The answer to G.V. Films’ confidence probably lies in its new investors. In 2004, it amalgamated with One World Media Network Infotainment and soon after a bunch of big investment and brokerage firms acquired a substantial stake in the company. These include IndiaBulls Securities, which is now dabbling in real estate and making repeated issues overseas, Fortis Securities Ltd, Shivalim Securities Ltd and Gumti Securities Ltd. Will these big investors have the clout to persuade the 68 per cent public shareholders of G.V. Films to subscribe to the rights offer? Or do they hope that the rising share price on the bourses will be the bait? Or is it the announcement that it hopes to list the shares on the National Stock Exchange? Whatever the answer, it’s clear that corporate India and its investment bankers are confident that we are in the middle of another stock bubble, where even companies such as G.V. Films can pick up Rs 40 crore from the market with an 85 page Offer Document that has more negative disclosures than positive ones.
India’s financial capital is groaning under its infrastructure constraints, but one can hardly find a voice in the legislative assembly to raise these concerns. The Mithi river was eaten up by reclamation and encroachment, but despite several results, hardly any politician raised a voice, until the swollen river hit back and drowned a large number. But take a look at what happens when a corporate entity wants concessions. Sterlite Optical Technologies has been asked by the Gas Authority of India Ltd (GAIL) to pay liquidated damages for delayed delivery of equipment way back in December 2000. Yet, for the last five years, politicians of various regions and parties have been writing to the company, sometimes through the Petroleum Ministry, forwarding representations from the company for a waiver of these damages. Those pleading the company’s case include Sahib Singh Varma (11-12-2002, then Labour Minister) and more recently Jitin Prasada and E. Ponnuswamy (22-02-2005). If only our MPs showed a fraction of the diligence in following up issues of actual concern for the people.

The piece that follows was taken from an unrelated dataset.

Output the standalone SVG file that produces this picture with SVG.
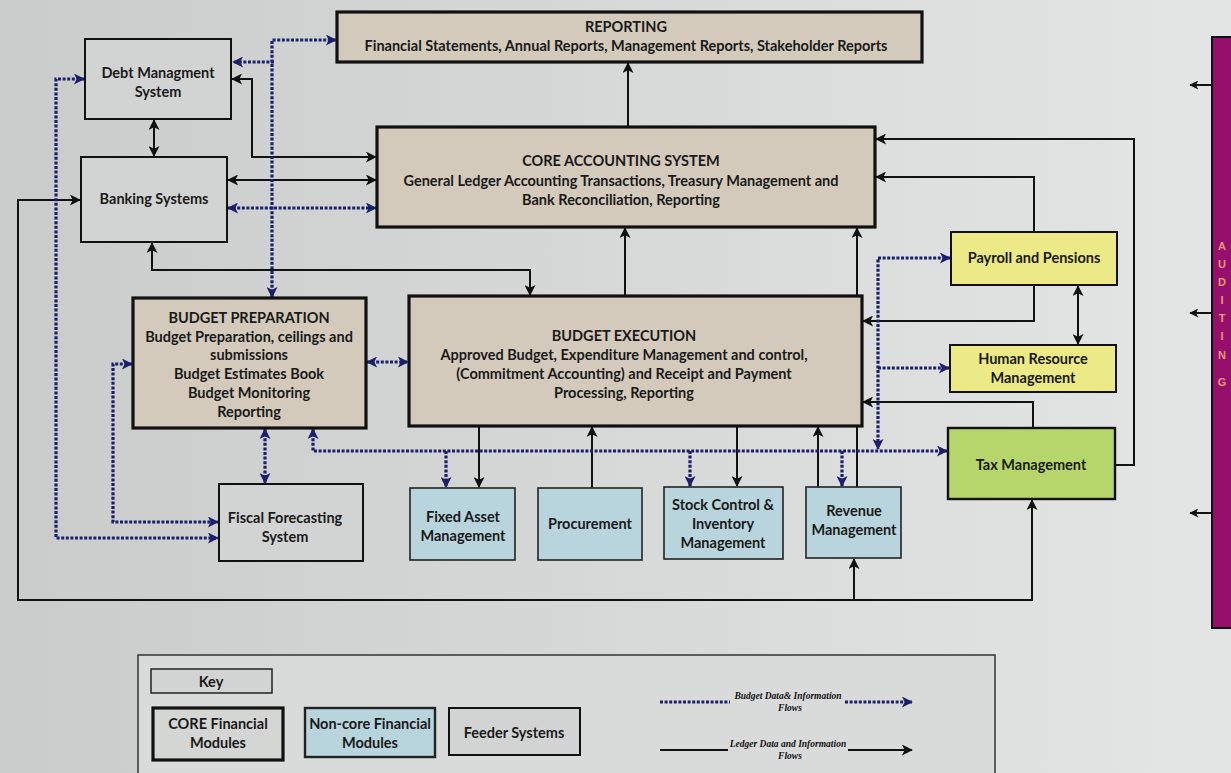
<svg xmlns="http://www.w3.org/2000/svg" width="1231" height="773" viewBox="0 0 1231 773">
  <defs>
    <linearGradient id="bg" x1="0" y1="0" x2="1" y2="0">
      <stop offset="0" stop-color="#c9cccb"/>
      <stop offset="1" stop-color="#e4e6e5"/>
    </linearGradient>
    <marker id="ah" viewBox="0 0 12 12" refX="11" refY="6" markerWidth="12" markerHeight="11" markerUnits="userSpaceOnUse" orient="auto-start-reverse">
      <path d="M0,0 L12,6 L0,12 L3,6 z" fill="#111"/>
    </marker>
    <marker id="ahb" viewBox="0 0 12 12" refX="11" refY="6" markerWidth="12" markerHeight="11" markerUnits="userSpaceOnUse" orient="auto-start-reverse">
      <path d="M0,0 L12,6 L0,12 L3,6 z" fill="#1b1f6c"/>
    </marker>
    <marker id="ahs" viewBox="0 0 12 12" refX="11" refY="6" markerWidth="10" markerHeight="9" markerUnits="userSpaceOnUse" orient="auto">
      <path d="M0,0 L12,6 L0,12 L3,6 z" fill="#111"/>
    </marker>
    <style>
      .t { font-family: Lato, "Liberation Sans", sans-serif; font-weight: 700; font-size: 14.5px; fill: #1a1a1a; text-anchor: middle; }
      .core { fill: #d3cabb; stroke: #111; stroke-width: 3.2; }
      .feed { fill: #d2d4d3; stroke: #111; stroke-width: 2; }
      .noncore { fill: #b8d4dc; stroke: #222; stroke-width: 1.6; }
      .yel { fill: #ebea86; stroke: #111; stroke-width: 2; }
      .grn { fill: #b6d66c; stroke: #111; stroke-width: 2.4; }
      .led { fill: none; stroke: #111; stroke-width: 2; marker-end: url(#ah); }
      .both { marker-start: url(#ah); }
      .bud { fill: none; stroke: #1b1f6c; stroke-width: 3.2; stroke-dasharray: 3 1.6; marker-end: url(#ahb); }
      .bboth { marker-start: url(#ahb); }
      .leg { font-family: "Liberation Serif", serif; font-style: italic; font-weight: 700; font-size: 9.5px; fill: #111; text-anchor: middle; }
      .aud { font-family: "Liberation Sans", sans-serif; font-weight: 700; font-size: 11px; fill: #e39a72; text-anchor: middle; }
    </style>
  </defs>

  <rect width="1231" height="773" fill="url(#bg)"/>

  <!-- connectors -->
  <g id="connectors">
    <!-- ledger data flows (solid) -->
    <path class="led" d="M628,127 V63"/>
    <path class="led both" d="M154,120 V156"/>
    <path class="led both" d="M232,79 H252 V157 H376"/>
    <path class="led both" d="M228,180 H376"/>
    <path class="led both" d="M152,243 V270 H530 V295"/>
    <path class="led" d="M625,296 V228"/>
    <path class="led" d="M857,487 V228"/>
    <path class="led" d="M1115,465 H1134 V139 H876"/>
    <path class="led" d="M1034,232 V177 H876"/>
    <path class="led" d="M1034,285 V321 H863"/>
    <path class="led both" d="M1078,286 V344"/>
    <path class="led" d="M1033,428 V402 H863"/>
    <path class="led" d="M818,487 V427"/>
    <path class="led" d="M479,427 V487"/>
    <path class="led" d="M592,488 V427"/>
    <path class="led" d="M737,427 V486"/>
    <path class="led both" d="M80,200 H18 V600 H1032 V500"/>
    <path class="led" d="M854,600 V559"/>

    <!-- budget data flows (dashed) -->
    <path class="bud bboth" d="M228,208 H376"/>
    <path class="bud bboth" d="M272,297 V40 H336"/>
    <path class="bud" d="M274,62 H233"/>
    <path class="bud bboth" d="M84,79 H56 V538 H218"/>
    <path class="bud bboth" d="M132,364 H113 V522 H218"/>
    <path class="bud bboth" d="M265,429 V483"/>
    <path class="bud bboth" d="M367,362 H408"/>
    <path class="bud bboth" d="M313,429 V451 H947"/>
    <path class="bud" d="M446,451 V487"/>
    <path class="bud" d="M690,451 V486"/>
    <path class="bud" d="M842,451 V486"/>
    <path class="bud bboth" d="M950,258 H878 V449"/>
    <path class="bud" d="M878,368 H949"/>

    <!-- audit outputs -->
    <path d="M1212,85 H1190" stroke="#111" stroke-width="2" marker-end="url(#ahs)"/>
    <path d="M1212,313 H1190" stroke="#111" stroke-width="2" marker-end="url(#ahs)"/>
    <path d="M1212,513 H1190" stroke="#111" stroke-width="2" marker-end="url(#ahs)"/>
  </g>

  <!-- core financial modules -->
  <g id="reporting">
    <rect class="core" x="337" y="12" width="585" height="50"/>
    <text class="t" x="626" y="32">REPORTING</text>
    <text class="t" x="626" y="51">Financial Statements, Annual Reports, Management Reports, Stakeholder Reports</text>
  </g>
  <g id="core-accounting">
    <rect class="core" x="377" y="127" width="498" height="100"/>
    <text class="t" x="621" y="166">CORE ACCOUNTING SYSTEM</text>
    <text class="t" x="621" y="186">General Ledger Accounting Transactions, Treasury Management and</text>
    <text class="t" x="621" y="205">Bank Reconciliation, Reporting</text>
  </g>
  <g id="budget-preparation">
    <rect class="core" x="133" y="298" width="233" height="130"/>
    <text class="t" x="249" y="323">BUDGET PREPARATION</text>
    <text class="t" x="249" y="342">Budget Preparation, ceilings and</text>
    <text class="t" x="249" y="360">submissions</text>
    <text class="t" x="249" y="379">Budget Estimates Book</text>
    <text class="t" x="249" y="398">Budget Monitoring</text>
    <text class="t" x="249" y="417">Reporting</text>
  </g>
  <g id="budget-execution">
    <rect class="core" x="409" y="296" width="453" height="130"/>
    <text class="t" x="624" y="341">BUDGET EXECUTION</text>
    <text class="t" x="624" y="360">Approved Budget, Expenditure Management and control,</text>
    <text class="t" x="624" y="379">(Commitment Accounting) and Receipt and Payment</text>
    <text class="t" x="624" y="398">Processing, Reporting</text>
  </g>

  <!-- feeder systems -->
  <g id="debt-management">
    <rect class="feed" x="85" y="39" width="146" height="80"/>
    <text class="t" x="158" y="78">Debt Managment</text>
    <text class="t" x="158" y="97">System</text>
  </g>
  <g id="banking">
    <rect class="feed" x="81" y="157" width="146" height="85"/>
    <text class="t" x="154" y="204">Banking Systems</text>
  </g>
  <g id="fiscal-forecasting">
    <rect class="feed" x="219" y="484" width="144" height="77"/>
    <text class="t" x="285" y="523">Fiscal Forecasting</text>
    <text class="t" x="285" y="542">System</text>
  </g>

  <!-- non-core financial modules -->
  <g id="fixed-asset">
    <rect class="noncore" x="410" y="488" width="105" height="72"/>
    <text class="t" x="463" y="522">Fixed Asset</text>
    <text class="t" x="463" y="541">Management</text>
  </g>
  <g id="procurement">
    <rect class="noncore" x="538" y="488" width="104" height="72"/>
    <text class="t" x="590" y="529">Procurement</text>
  </g>
  <g id="stock-control">
    <rect class="noncore" x="664" y="487" width="119" height="72"/>
    <text class="t" x="723" y="510">Stock Control &amp;</text>
    <text class="t" x="723" y="529">Inventory</text>
    <text class="t" x="723" y="548">Management</text>
  </g>
  <g id="revenue">
    <rect class="noncore" x="806" y="487" width="95" height="71"/>
    <text class="t" x="854" y="516">Revenue</text>
    <text class="t" x="854" y="535">Management</text>
  </g>

  <!-- other systems -->
  <g id="payroll">
    <rect class="yel" x="951" y="232" width="166" height="53"/>
    <text class="t" x="1034" y="263">Payroll and Pensions</text>
  </g>
  <g id="hrm">
    <rect class="yel" x="950" y="345" width="166" height="47"/>
    <text class="t" x="1033" y="364">Human Resource</text>
    <text class="t" x="1033" y="383">Management</text>
  </g>
  <g id="tax">
    <rect class="grn" x="948" y="428" width="167" height="71"/>
    <text class="t" x="1031" y="470">Tax Management</text>
  </g>

  <!-- auditing bar -->
  <g id="auditing">
    <rect x="1212" y="37" width="24" height="591" fill="#970f6c" stroke="#111" stroke-width="2"/>
    <text class="aud" x="1222" y="250">A</text>
    <text class="aud" x="1222" y="268">U</text>
    <text class="aud" x="1222" y="286">D</text>
    <text class="aud" x="1222" y="304">I</text>
    <text class="aud" x="1222" y="322">T</text>
    <text class="aud" x="1222" y="340">I</text>
    <text class="aud" x="1222" y="359">N</text>
    <text class="aud" x="1222" y="386">G</text>
  </g>

  <!-- key -->
  <g id="key">
    <path d="M138,775 V655 H995 V775" fill="#d9dbda" stroke="#333" stroke-width="1.5"/>
    <rect x="151" y="669" width="121" height="24" fill="#d2d4d3" stroke="#222" stroke-width="1.5"/>
    <text class="t" x="211" y="687">Key</text>
    <rect class="core" x="153" y="708" width="130" height="52" style="fill:#d4d6d4"/>
    <text class="t" x="218" y="729">CORE Financial</text>
    <text class="t" x="218" y="748">Modules</text>
    <rect class="noncore" x="305" y="708" width="130" height="49" style="stroke-width:2.4"/>
    <text class="t" x="370" y="729">Non-core Financial</text>
    <text class="t" x="370" y="748">Modules</text>
    <rect class="feed" x="449" y="708" width="131" height="47"/>
    <text class="t" x="514" y="738">Feeder Systems</text>
    <path d="M660,702 H730 M845,702 H905" fill="none" stroke="#1b1f6c" stroke-width="3" stroke-dasharray="3 1.6"/>
    <path d="M905,702 H912" stroke="#1b1f6c" stroke-width="3" marker-end="url(#ahb)"/>
    <text class="leg" x="788" y="699">Budget Data&amp; Information</text>
    <text class="leg" x="790" y="711">Flows</text>
    <path d="M660,750 H728 M848,750 H912" fill="none" stroke="#111" stroke-width="2" marker-end="url(#ah)"/>
    <text class="leg" x="788" y="747">Ledger Data and Information</text>
    <text class="leg" x="790" y="759">Flows</text>
  </g>
</svg>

Prem Gupta, the Minister for Company Affairs, was a Member of the Joint Parliamentary Committee (JPC) of 2000, which recommended that funds collected under the Investor Education and Protection Fund (IEPF) should be handed over to the Securities and Exchange Board of India (SEBI). This is a fat kitty of over Rs 350 crore, although very little is available for actual spending. The MCA was clearly unhappy at the decision and Gupta himself had changed his mind. After a quiet tussle for control over the IEPF funds, the July 2005 Action Taken Report (ATR) of the Finance Ministry blandly says that MCA was of the view that IEPF money was “appropriately administered by MCA”. Accordingly “a MCA Committee, after duly examining the proposal for transfer of IEPF to SEBI did not approve the proposal. Action completed”. Can internal committees of individual Ministries reject a JPC recommendation? How many JPC recommendations have been similarly rejected? We will probably never know, because neither parliament nor JPC members seem interested in the scam investigation anymore.